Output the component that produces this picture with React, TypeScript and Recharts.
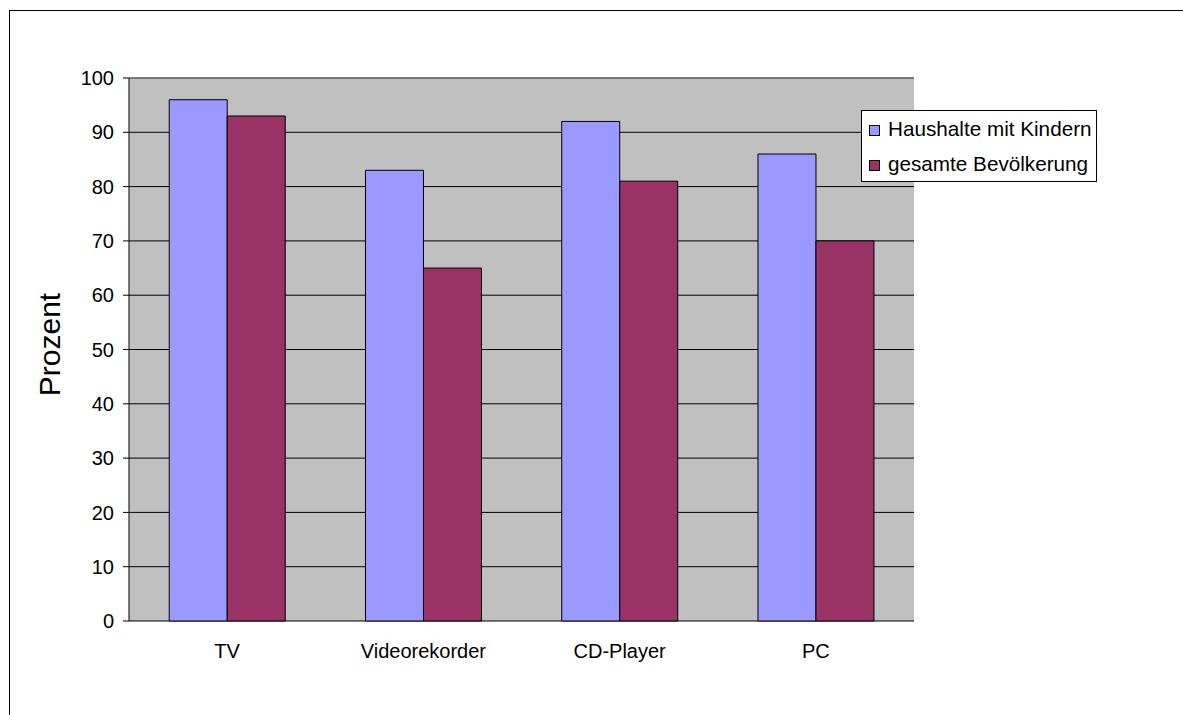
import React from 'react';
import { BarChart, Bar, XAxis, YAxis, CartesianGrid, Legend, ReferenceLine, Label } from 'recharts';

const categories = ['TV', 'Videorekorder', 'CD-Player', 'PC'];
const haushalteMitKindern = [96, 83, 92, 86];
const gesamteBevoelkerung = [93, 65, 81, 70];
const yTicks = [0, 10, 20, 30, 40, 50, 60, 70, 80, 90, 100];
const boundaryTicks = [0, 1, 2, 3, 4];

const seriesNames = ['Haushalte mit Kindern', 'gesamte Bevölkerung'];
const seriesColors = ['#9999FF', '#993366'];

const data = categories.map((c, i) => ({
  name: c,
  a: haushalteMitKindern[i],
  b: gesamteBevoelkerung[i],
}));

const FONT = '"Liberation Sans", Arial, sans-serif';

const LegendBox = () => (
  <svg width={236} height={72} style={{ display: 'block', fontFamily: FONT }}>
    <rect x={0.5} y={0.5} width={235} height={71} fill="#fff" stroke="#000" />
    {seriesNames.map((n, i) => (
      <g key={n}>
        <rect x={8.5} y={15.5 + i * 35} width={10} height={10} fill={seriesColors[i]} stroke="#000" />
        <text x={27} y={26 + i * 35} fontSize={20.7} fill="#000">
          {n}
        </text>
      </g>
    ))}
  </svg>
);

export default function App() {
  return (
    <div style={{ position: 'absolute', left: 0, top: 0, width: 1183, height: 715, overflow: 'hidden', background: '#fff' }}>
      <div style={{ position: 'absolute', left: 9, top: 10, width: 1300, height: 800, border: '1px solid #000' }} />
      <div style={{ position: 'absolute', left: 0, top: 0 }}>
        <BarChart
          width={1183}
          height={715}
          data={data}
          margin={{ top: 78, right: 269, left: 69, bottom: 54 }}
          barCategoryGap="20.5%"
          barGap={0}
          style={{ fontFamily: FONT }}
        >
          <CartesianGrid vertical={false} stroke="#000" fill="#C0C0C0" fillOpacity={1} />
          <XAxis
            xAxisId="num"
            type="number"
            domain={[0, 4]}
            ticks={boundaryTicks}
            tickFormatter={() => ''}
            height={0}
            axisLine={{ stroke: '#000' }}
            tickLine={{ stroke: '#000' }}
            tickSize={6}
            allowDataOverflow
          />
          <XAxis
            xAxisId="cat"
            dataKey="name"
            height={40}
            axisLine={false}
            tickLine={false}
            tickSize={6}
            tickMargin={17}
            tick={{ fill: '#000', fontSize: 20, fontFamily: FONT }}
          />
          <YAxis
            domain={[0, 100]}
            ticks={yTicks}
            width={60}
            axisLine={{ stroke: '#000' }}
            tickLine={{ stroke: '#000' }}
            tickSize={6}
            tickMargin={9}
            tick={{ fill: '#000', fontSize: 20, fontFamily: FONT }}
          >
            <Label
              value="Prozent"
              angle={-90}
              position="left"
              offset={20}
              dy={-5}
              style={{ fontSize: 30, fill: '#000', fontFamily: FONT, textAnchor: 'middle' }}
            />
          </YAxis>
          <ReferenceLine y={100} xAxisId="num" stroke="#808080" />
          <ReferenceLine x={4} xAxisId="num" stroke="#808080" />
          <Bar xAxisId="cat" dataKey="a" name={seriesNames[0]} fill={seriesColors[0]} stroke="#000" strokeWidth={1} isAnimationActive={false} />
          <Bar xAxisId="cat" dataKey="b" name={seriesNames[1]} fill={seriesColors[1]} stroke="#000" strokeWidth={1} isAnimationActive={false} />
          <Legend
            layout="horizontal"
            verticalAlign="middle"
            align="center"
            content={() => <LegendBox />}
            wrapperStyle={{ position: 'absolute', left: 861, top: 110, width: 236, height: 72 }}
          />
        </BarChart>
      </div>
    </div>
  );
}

◆ ◆ ◆

Skip the pictures and restate exactly the lines from the beginning of the listing to the line with "Legend, ReferenceLine, Label", that line included.

ANSWER BELOW:
Output the component that produces this picture with React, TypeScript and Recharts.
import React from 'react';
import { BarChart, Bar, XAxis, YAxis, CartesianGrid, Legend, ReferenceLine, Label } from 'recharts';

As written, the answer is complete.